The first one is obviously Enes Kanter, everybody’s favorite Trade Machine sacrificial lamb. As I wrote earlier this week, his performance this year (and especially recently) has been intriguing and hard to succinctly assess. His value is impacted by his pending restricted free agency. A team would probably only give up a lot of value for Kanter if they were reasonably sure they wanted to and could leverage his RFA rights to keep a hold of him for longer than the next two months. In other words, if a team isn’t sure they’re going to match all reasonable offers for Kanter in July, why would they give up assets to get him for the last 8 weeks of the regular season?
The thing that makes Utah somewhat likely to at least float his name is the contract situation, because all of the possible scenarios for what happens in July have some risks.
If it weren’t for those risks, I think the Jazz would actually prefer to keep seeing what Enes can develop into; but given where the contractual reality is, they might at least entertain ideas.
Who else would I consider mildly likely to come up in a trade conversation?
That’s probably about it. I still think they’d have to be bowled over by an offer to seriously consider moving Hayward, Exum, Derrick Favors and now Gobert. Joe Ingles, Ian Clark, Jeremy Evans and Steve Novak all probably have too modest value to be a key piece in a major trade. And Burks, Johnson and Millsap are all difficult or impossible to trade. That just leaves Rodney Hood, who Utah probably wants to see more of before moving on.

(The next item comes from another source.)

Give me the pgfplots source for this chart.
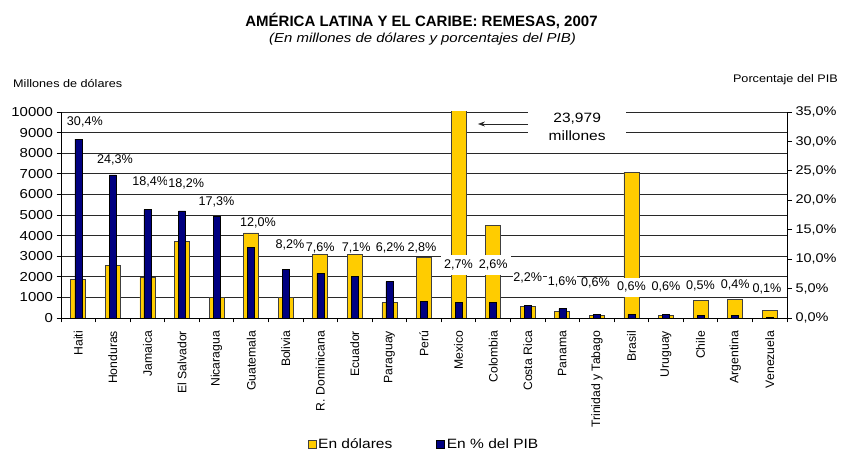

So sum it all up for us… will we see deadline action involving the Utah Jazz?
Let me put it this way: I’m sure Dennis Lindsey will be on the phone a lot, but fans should be mentally prepared for the possibility of a quiet trade deadline.
For the reasons outlined above, I think Utah is past the point of asset-hoarding through cap dump trades. If Utah makes a move, it will be to parlay pieces into something that makes the 2016, 2017, 2018 Jazz better. Those deals are harder to find than the other kind, so expect less and be pleasantly (or otherwise) surprised if the Jazz stumble across something too good to pass up.